それはともかく「虫の知らせ」というのは本当にあるのですね。例えは良くないかも知れませんが、カナブンの大きいのが、まとまってあなたの顔に向かって来たイメージでしょうか?あなたは勿論ですが、お母様の嘆きはいかばかりだったことでしょう。世の中には念ずれば通ずるということがあるのですね。
三回目のワクチンを打たれたとか、何よりです。早くピークアウトを迎えて速やかに減ってほしいものですが、そうは甘くはないでしょうか?どうぞお元気で続きをお聞かせください。
「8万時間の休息」 (丼季報亭)
2022-02-09 07:52:57
愕然草さん

いつも心のこもったコメントを有難うございます。
冬季五輪開会式を観ていたらちょうど二十四節気が次々に紹介されて、改めて和暦の起源は中国にあることを再確認しました。

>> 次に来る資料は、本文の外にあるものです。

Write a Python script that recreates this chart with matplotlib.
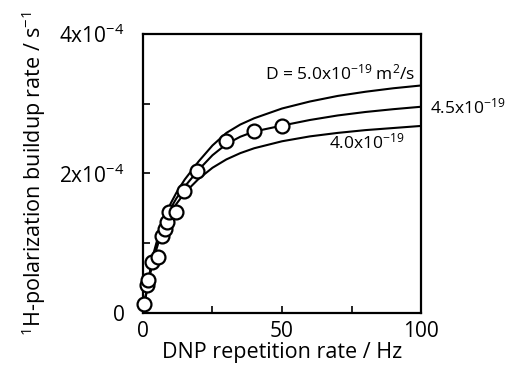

虫の知らせはカナブンともアブなどの昆虫と言えないのはそれぞれが光を発した浮遊体であったことです。いっそ昆虫ならこの世の虫が知らせてくれたということになったのでしょうが・・・。

三回目のワクチン: 今回は私は筋肉痛 家人は発熱と 二人ともしっかりと副反応を体験しました。
尾身先生は高止まりと言っていますが、第5波に比べボリュームが異常に大きくなってきているのが心配の種で、早期収束も望めそうにないのが気がかりです。